This Uber Data Classification process simplifies the prediction of the number of trips based on travel distance. First, it categorizes distances into 'Low,' 'Medium,' and 'High.' Relevant features like starting point, destination, and purpose, along with the target variable 'Number of Trips,' are selected. Categorical variables are converted for machine learning. The dataset is split for training and testing. A Random Forest Classifier is employed, tuning hyperparameters for better performance. The model's accuracy in predicting trip categories is then evaluated on the test set. In essence, this approach helps anticipate whether an Uber trip will fall into categories of 'Low,' 'Medium,' or 'High' trip numbers, offering insights into travel patterns
The Uber Drives dataset contains information about Uber trips, and the analysis in this code focuses on visualizing the distribution of trips over different hours of the day. The dataset likely includes details such as the date and time of each trip, the starting and ending locations.

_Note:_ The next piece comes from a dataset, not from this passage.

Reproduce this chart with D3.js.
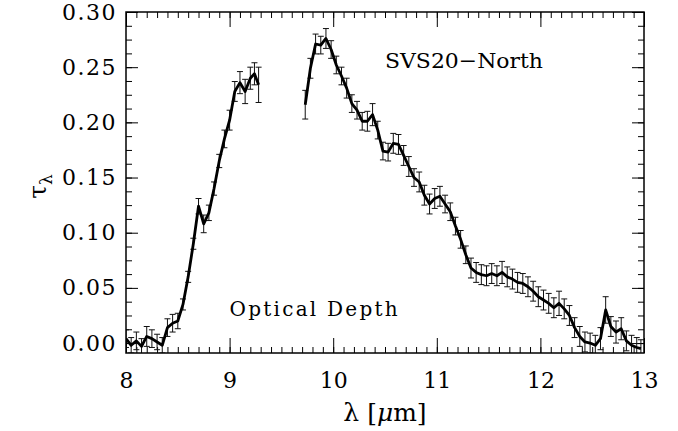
<!DOCTYPE html>
<html>
<head>
<meta charset="utf-8">
<script src="https://cdn.jsdelivr.net/npm/d3@7"></script>
<style>
  body { margin: 0; background: #fff; }
  svg { display: block; }
  svg text { font-family: "DejaVu Serif", "Liberation Serif", serif; }
  .axis text { font-size: 22px; fill: #000; }
  .axis.yl text { letter-spacing: 1.5px; }
  .axis path { display: none; }
  .axis line { stroke: #000; stroke-width: 1; }
</style>
</head>
<body>
<div id="chart"></div>
<script>
// wavelength (micron), optical depth, 1-sigma error
var lam1 = [8.00, 8.05, 8.10, 8.15, 8.20, 8.25, 8.30, 8.35, 8.40, 8.45, 8.50, 8.55, 8.60,
            8.65, 8.70, 8.75, 8.80, 8.85, 8.90, 8.95, 9.00, 9.05, 9.10, 9.15, 9.20, 9.24, 9.28];
var tau1 = [0.004, -0.002, 0.002, -0.003, 0.006, 0.004, 0.001, -0.002, 0.014, 0.018, 0.020, 0.035, 0.060,
            0.090, 0.124, 0.108, 0.118, 0.140, 0.165, 0.185, 0.202, 0.228, 0.236, 0.228, 0.240, 0.244, 0.234];
var err1 = [0.008, 0.007, 0.008, 0.007, 0.009, 0.008, 0.007, 0.007, 0.008, 0.008, 0.007, 0.005, 0.005,
            0.005, 0.007, 0.008, 0.007, 0.006, 0.006, 0.008, 0.009, 0.009, 0.010, 0.011, 0.010, 0.010, 0.016];

var lam2 = [9.73, 9.78, 9.83, 9.88, 9.93, 9.98, 10.03, 10.08, 10.13, 10.18, 10.23, 10.28, 10.33,
            10.38, 10.43, 10.48, 10.53, 10.58, 10.63, 10.68, 10.73, 10.78, 10.83, 10.88, 10.93, 10.98,
            11.03, 11.08, 11.13, 11.18, 11.23, 11.28, 11.33, 11.38, 11.43, 11.48, 11.53, 11.58, 11.63,
            11.68, 11.73, 11.78, 11.83, 11.88, 11.93, 11.98, 12.03, 12.08, 12.13, 12.18, 12.23, 12.28,
            12.33, 12.38, 12.43, 12.48, 12.53, 12.58, 12.63, 12.68, 12.73, 12.78, 12.83, 12.88, 12.93, 12.97];
var tau2 = [0.216, 0.249, 0.271, 0.270, 0.276, 0.266, 0.252, 0.242, 0.231, 0.217, 0.211, 0.201, 0.201,
            0.207, 0.193, 0.174, 0.173, 0.181, 0.180, 0.170, 0.160, 0.150, 0.146, 0.134, 0.126, 0.131,
            0.133, 0.126, 0.119, 0.106, 0.094, 0.080, 0.068, 0.064, 0.062, 0.061, 0.063, 0.061, 0.064,
            0.060, 0.058, 0.055, 0.054, 0.051, 0.047, 0.042, 0.039, 0.036, 0.032, 0.036, 0.031, 0.025,
            0.014, 0.006, 0.001, 0.000, -0.002, 0.004, 0.030, 0.015, 0.010, 0.013, 0.002, -0.002, -0.004, -0.005];
var err2 = [0.013, 0.009, 0.009, 0.008, 0.009, 0.008, 0.008, 0.008, 0.009, 0.008, 0.008, 0.008, 0.009,
            0.010, 0.008, 0.008, 0.008, 0.009, 0.009, 0.009, 0.009, 0.008, 0.009, 0.009, 0.009, 0.009,
            0.009, 0.008, 0.008, 0.008, 0.008, 0.008, 0.009, 0.009, 0.009, 0.009, 0.009, 0.009, 0.010,
            0.009, 0.009, 0.009, 0.009, 0.009, 0.009, 0.009, 0.009, 0.009, 0.009, 0.011, 0.009, 0.009,
            0.009, 0.009, 0.009, 0.009, 0.009, 0.010, 0.012, 0.009, 0.010, 0.010, 0.009, 0.009, 0.009, 0.008];

var xMajor = [8, 9, 10, 11, 12, 13];
var yMajor = [0.00, 0.05, 0.10, 0.15, 0.20, 0.25, 0.30];
var title = 'SVS20−North';
var note = 'Optical Depth';

var margin = {top: 12, right: 34, bottom: 78, left: 126},
    width = 678 - margin.left - margin.right,
    height = 431 - margin.top - margin.bottom;

var x = d3.scaleLinear().domain([8, 13]).range([0, width]);
var y = d3.scaleLinear().domain([-0.009, 0.30]).range([height, 0]);

var svg = d3.select("#chart").append("svg")
    .attr("width", 678)
    .attr("height", 431)
  .append("g")
    .attr("transform", "translate(" + margin.left + "," + margin.top + ")");

var xMinor = d3.range(80, 131).map(function(d) { return d / 10; });
var yMinor = d3.range(0, 25).map(function(d) { return d * 0.0125; });

// minor ticks, all four sides
svg.append("g").attr("class", "axis").attr("transform", "translate(0," + height + ")")
    .call(d3.axisBottom(x).tickValues(xMinor).tickSize(-6).tickFormat(""));
svg.append("g").attr("class", "axis")
    .call(d3.axisTop(x).tickValues(xMinor).tickSize(-6).tickFormat(""));
svg.append("g").attr("class", "axis")
    .call(d3.axisLeft(y).tickValues(yMinor).tickSize(-6).tickFormat(""));
svg.append("g").attr("class", "axis").attr("transform", "translate(" + width + ",0)")
    .call(d3.axisRight(y).tickValues(yMinor).tickSize(-6).tickFormat(""));

// major ticks
svg.append("g").attr("class", "axis").attr("transform", "translate(0," + height + ")")
    .call(d3.axisBottom(x).tickValues(xMajor).tickSize(-15).tickPadding(19).tickFormat(d3.format("d")))
    .attr("font-family", null);
svg.append("g").attr("class", "axis")
    .call(d3.axisTop(x).tickValues(xMajor).tickSize(-15).tickFormat(""));
svg.append("g").attr("class", "axis yl")
    .call(d3.axisLeft(y).tickValues(yMajor).tickSize(-12).tickPadding(9).tickFormat(d3.format(".2f")))
    .attr("font-family", null);
svg.append("g").attr("class", "axis").attr("transform", "translate(" + width + ",0)")
    .call(d3.axisRight(y).tickValues(yMajor).tickSize(-12).tickFormat(""));

var segs = [
  lam1.map(function(l, i) { return {l: l, t: tau1[i], e: err1[i]}; }),
  lam2.map(function(l, i) { return {l: l, t: tau2[i], e: err2[i]}; })
];
var pts = segs[0].concat(segs[1]);

svg.append("clipPath").attr("id", "clip")
  .append("rect").attr("width", width).attr("height", height);
var plot = svg.append("g").attr("clip-path", "url(#clip)");

// error bars
var eb = plot.selectAll(".eb").data(pts).enter().append("g").attr("class", "eb")
    .attr("stroke", "#111").attr("stroke-width", 1);
eb.append("line")
    .attr("x1", function(d) { return x(d.l); }).attr("x2", function(d) { return x(d.l); })
    .attr("y1", function(d) { return y(d.t - d.e); }).attr("y2", function(d) { return y(d.t + d.e); });
eb.append("line")
    .attr("x1", function(d) { return x(d.l) - 3; }).attr("x2", function(d) { return x(d.l) + 3; })
    .attr("y1", function(d) { return y(d.t + d.e); }).attr("y2", function(d) { return y(d.t + d.e); });
eb.append("line")
    .attr("x1", function(d) { return x(d.l) - 3; }).attr("x2", function(d) { return x(d.l) + 3; })
    .attr("y1", function(d) { return y(d.t - d.e); }).attr("y2", function(d) { return y(d.t - d.e); });

var line = d3.line().x(function(d) { return x(d.l); }).y(function(d) { return y(d.t); });
plot.selectAll(".spec").data(segs).enter().append("path")
    .attr("class", "spec")
    .attr("d", line)
    .attr("fill", "none")
    .attr("stroke", "#000")
    .attr("stroke-width", 2.8)
    .attr("stroke-linejoin", "round");

// frame
svg.append("rect").attr("width", width).attr("height", height)
    .attr("fill", "none").attr("stroke", "#000").attr("stroke-width", 1.5);

// annotations
svg.append("text")
    .attr("x", x(10.5)).attr("y", 56)
    .attr("textLength", 158).attr("lengthAdjust", "spacingAndGlyphs")
    .style("font-size", "21px")
    .text(title);
svg.append("text")
    .attr("x", x(9.0)).attr("y", 304)
    .attr("textLength", 168).attr("lengthAdjust", "spacing")
    .style("font-size", "20px")
    .text(note);

// axis titles
var xt = svg.append("text")
    .attr("x", x(10.5)).attr("y", height + 68)
    .attr("text-anchor", "middle")
    .style("font-size", "25px");
xt.append("tspan").text("λ [");
xt.append("tspan").style("font-style", "italic").text("μ");
xt.append("tspan").text("m]");

var yt = svg.append("text")
    .attr("transform", "translate(" + (-80) + "," + (y(0.15) + 9) + ") rotate(-90)")
    .attr("text-anchor", "middle")
    .style("font-size", "25px");
yt.append("tspan").text("τ");
yt.append("tspan").attr("dy", 6).style("font-size", "17px").text("λ");
</script>
</body>
</html>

Five segments of analysis performed as follows:
1. Purpose Analysis:
- Counts and lists trip purposes.
- Visualizes purpose distribution with a bar plot.
2. Location Analysis:
- Counts unique start and end locations.
- Displays counts with a horizontal bar plot.
3. Category Analysis:
- Shows the proportion of trip categories in a pie chart.
4. Monthly Analysis:
- Illustrates trip distribution across months with a bar plot.
5. Hourly Analysis:
- Plots a line graph to reveal how trip numbers change throughout the day.